If I had to socialize adult cats indoors, I would confine them to a bathroom or bedroom with a few places to 'hide' and feel safe, but that I would have access to the cat at all times; no beds to hide under or anywhere the cat could get that I couldn't reach the cat if I needed to. I would always begin with visiting the kitty often and bringing tasty food treats. My fave is cooked and shredded chicken mixed with Cream of Chicken soup. My goal would be to feed the cat off the ends of my fingertips. If the kitty was too shy, I'd place some on a small plate and push the plate close to the kitty.

Once the kitty was comfortable eating with me near them, I would begin to try to pet them as they ate. I would keep pushing the kitty beyond its' comfort zones with handling, though I would carefully watch the cat to be sure I wasn't pushing it too far and too fast. This would progress to me petting the kitty and encouraging it to stand on my lap. I would sometimes hold it there for a moment before letting go. After the kitty was comfortable with that, I would progress to lifting it to my lap as I sat on the toilet or tub edge. Then to me lifting it from the floor to the toilet lid or bed. Then lifing it to the counter, then lifing it to my chest to stand and hold and then hold/carrying as I walk a few steps to a bed or counter to set it down. I keep the cats I am working with in the bathroom, until they will come to me or food consistently, before I would let them into the bedroom where they could hide under the bed.

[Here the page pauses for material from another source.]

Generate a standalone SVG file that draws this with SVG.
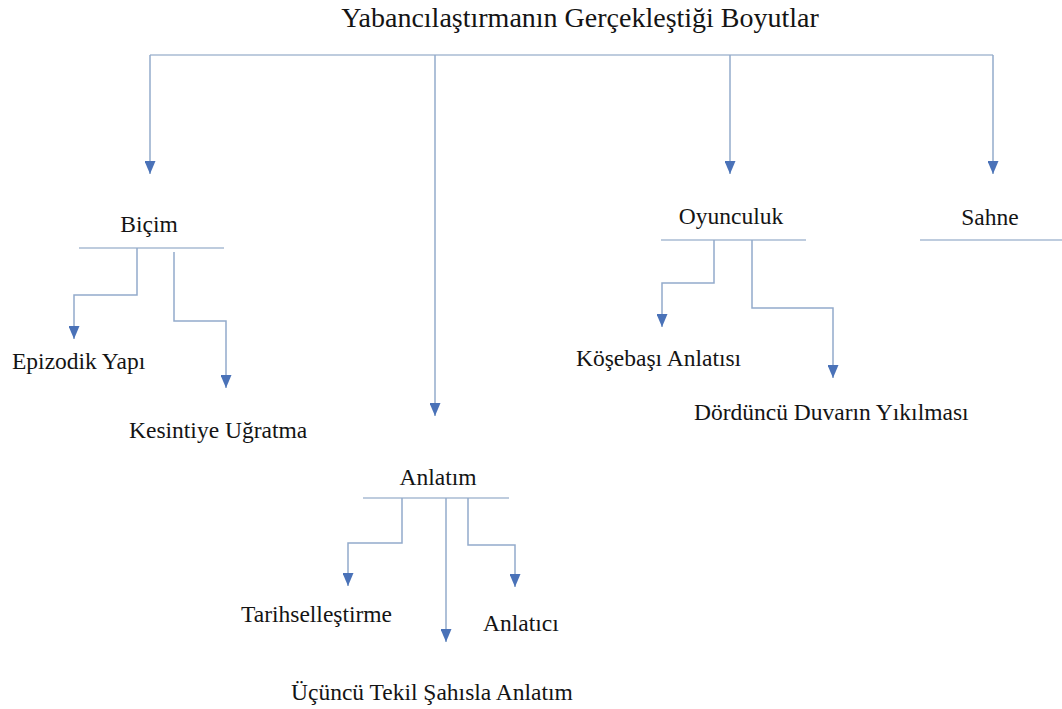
<svg xmlns="http://www.w3.org/2000/svg" width="1062" height="709" viewBox="0 0 1062 709">
  <style>
    text { font-family: "Liberation Serif", "DejaVu Serif", serif; fill: #141414; }
    .lbl { font-size: 23.5px; }
    .title { font-size: 28px; }
    .bar { stroke: #a9bbd3; stroke-width: 1.5; fill: none; }
    .edge { stroke: #93abcb; stroke-width: 1.5; fill: none; marker-end: url(#tip); }
  </style>
  <defs>
    <!-- small solid arrowhead, drawn pointing along +x -->
    <marker id="tip" markerUnits="userSpaceOnUse" markerWidth="13" markerHeight="11" viewBox="0 0 13 11" refX="13" refY="5.5" orient="auto">
      <path d="M0,0 L13,5.5 L0,11 Z" fill="#4a72b8"/>
    </marker>
  </defs>
  <rect width="1062" height="709" fill="#ffffff"/>

  <!-- root -->
  <g id="root">
    <text class="title" x="580" y="27" text-anchor="middle">Yabancılaştırmanın Gerçekleştiği Boyutlar</text>
  </g>

  <!-- first level -->
  <g id="bicim">
    <text class="lbl" x="149" y="232" text-anchor="middle">Biçim</text>
    <line class="bar" x1="79" y1="248" x2="224" y2="248"/>
  </g>
  <g id="oyunculuk">
    <text class="lbl" x="731" y="224" text-anchor="middle">Oyunculuk</text>
    <line class="bar" x1="661" y1="240" x2="806" y2="240"/>
  </g>
  <g id="sahne">
    <text class="lbl" x="990" y="225" text-anchor="middle">Sahne</text>
    <line class="bar" x1="920" y1="240" x2="1062" y2="240"/>
  </g>
  <g id="anlatim">
    <text class="lbl" x="438" y="485" text-anchor="middle">Anlatım</text>
    <line class="bar" x1="363" y1="498" x2="509" y2="498"/>
  </g>

  <!-- second level -->
  <g id="epizodik">
    <text class="lbl" x="12" y="369">Epizodik Yapı</text>
  </g>
  <g id="kesinti">
    <text class="lbl" x="129" y="438">Kesintiye Uğratma</text>
  </g>
  <g id="kosebasi">
    <text class="lbl" x="576" y="366">Köşebaşı Anlatısı</text>
  </g>
  <g id="dorduncu">
    <text class="lbl" x="694" y="420">Dördüncü Duvarın Yıkılması</text>
  </g>
  <g id="tarihsel">
    <text class="lbl" x="241" y="622">Tarihselleştirme</text>
  </g>
  <g id="anlatici">
    <text class="lbl" x="483" y="631">Anlatıcı</text>
  </g>
  <g id="ucuncu">
    <text class="lbl" x="291" y="700">Üçüncü Tekil Şahısla Anlatım</text>
  </g>

  <!-- connectors -->
  <g id="connectors">
    <line class="bar" x1="150" y1="55" x2="993" y2="55"/>
    <path class="edge" d="M150,55 V174"/>
    <path class="edge" d="M435,55 V416"/>
    <path class="edge" d="M730,55 V174"/>
    <path class="edge" d="M993,55 V174"/>

    <path class="edge" d="M137,248 V295 H74 V339"/>
    <path class="edge" d="M174,252 V321 H226 V388"/>

    <path class="edge" d="M714,240 V283 H662 V327"/>
    <path class="edge" d="M752,240 V308 H833 V378"/>

    <path class="edge" d="M402,498 V543 H348 V586"/>
    <path class="edge" d="M446,498 V642"/>
    <path class="edge" d="M468,498 V545 H515 V587"/>
  </g>
</svg>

You need to make forward progress, but you don't want to traumatize the kitty. I move through the stages I mentioned above fairly quickly, with my fosters who are in the adoption program, because they need to reach the point they can be handled by strangers so they can be adopted. My own adult ferals, I could take as long as it took. Malibu took me 5mo from TNR (trap/neuter/release) before she would let me touch her fur for the first time. Pretty took 14mo. Most took much less than Mallie and Pretty has so far been my most challenging taming/socialization project.

Some cats are just going to be naturally shy. For those kitties, after they are fine with me I don't really care how they act around company. I always give them an option to hide under furniture in the LR, office or BR when company comes over. Sometimes, if my guests stay for an extended length of time, the shy cat overcomes their fear and ventures out to meet/greet my company. This can take as short as a few minutes to as long as several weeks for some cats.

Anyhow, this is looking like a novel, so I'll end it here. Best of luck to you and your new kitties.
Heidi


----------